Pandal-making in Sri Lanka | Sunday Observer

Pandal-making in Sri Lanka

The bond between Vesak and the Buddhist community is inseparable. Discerning and interpreting the ultimate truth preached by the Buddha is an immense act on this very day. When every corner of the country is dazzling with the charm of Vesak decorations, there is no doubt that pandals steals the limelight. The Sri Lankan Vesak pandal is a reflection of Buddhism and it’s culture dates to centuries back. Sadly, the true beauty of the pandal along with its history is fading away fast now. Ananda Premalal related to the Sunday Observer, the tragic story behind this fading art.

“It’s true that the Sri Lankan pandal culture is declining with the passage of time. This time there will not be any pandals on display due to the cancellation of public Vesak celebrations. Pandals are a major crowd puller . The depiction of deep religious concepts along with a moral lesson is the responsibility of a pandal maker. It is sad to say that today this culture is declining in every way. I joined in the making of pandals when I was 16 years of age. At that time, pandal-making was wholly different. It was basically a creation of unity. Our parents encouraged us to learn how elders work at pandal-making. All the villagers get together in decorating the village with pandals and lanterns. The beautiful paintings on the panels were illuminated by oil lamps. People who saw pandals centuries ago have seen and appreciated the artistic value and the creativity behind it. In contrast, today the pandal has evolved a lot and has become more digitalised.”


“Today Vesak is commercialised, and pandal making is no longer a work of unity. People do not gather to create their village pandals, instead the pandal making is now a ‘contract’ given to a particular person or a group of people. The computer generated paintings or the large scale printing has stolen the value given to paintings which were drawn by hand. Even the oil lamps are replaced by bulbs. The traditional pandal has almost disappeared with the arrival of modern technology. We often hear people complaining that pandals displayed everywhere look alike and mainly it is because of the influence of technology.

Financial barrier

The commercialised pandal is also threatened in many ways. Actually, a massive pandal needs time, patience, creativity, knowledge and man power. Due to reduced funds, lack of sponsors, man power and the rising prices of bulbs and other materials pandal-making has become difficult. At present nobody bothers to learn this culture. We lack painters and electricians. If you think that normal electricians could illuminate a pandal, it is wrong. Illuminating a pandal needs specialised knowledge as it is a very complicated structure. The artistic patterns that are set to pulse should link all the panels while highlighting each. That’s what makes a panel beautiful.

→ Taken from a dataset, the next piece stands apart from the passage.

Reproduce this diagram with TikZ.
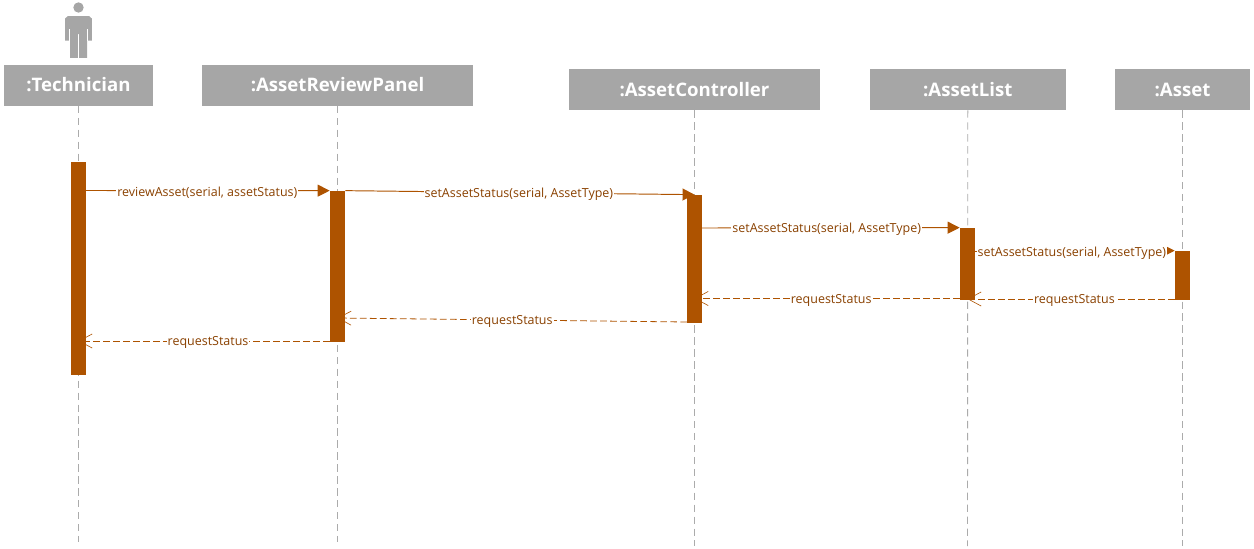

The financial barrier is one major reason behind this declining fascinating art. The expenses of massive pandals range from two lakhs of rupees to fifteen. Some cost more than this. Most of the pandal makers invest their advance money to buy materials that are needed to make pandals. Most of the time the advance money is not sufficient and the craftsmen buy goods obtaining loans. When they receive the complete payment they have to settle the loans. The people make a career out of pandal making feel threatened most of the time due to this reason. They tend to display the same pandal on both Poson and Esala poya days to cover the expenses”.

The pandals which beautified the most revered Buddhist religious festival of the country is in the process of fading away. “It is very pathetic that our younger generation is losing interest in creative art. Day by day painters, and other small scale craftsmen look for other work to survive as they lack the opportunity of earning their daily expenses. I fear for the future of the pandals which gives a true value to the most significant and revered Buddhist religious festival in the island”, said Ananda.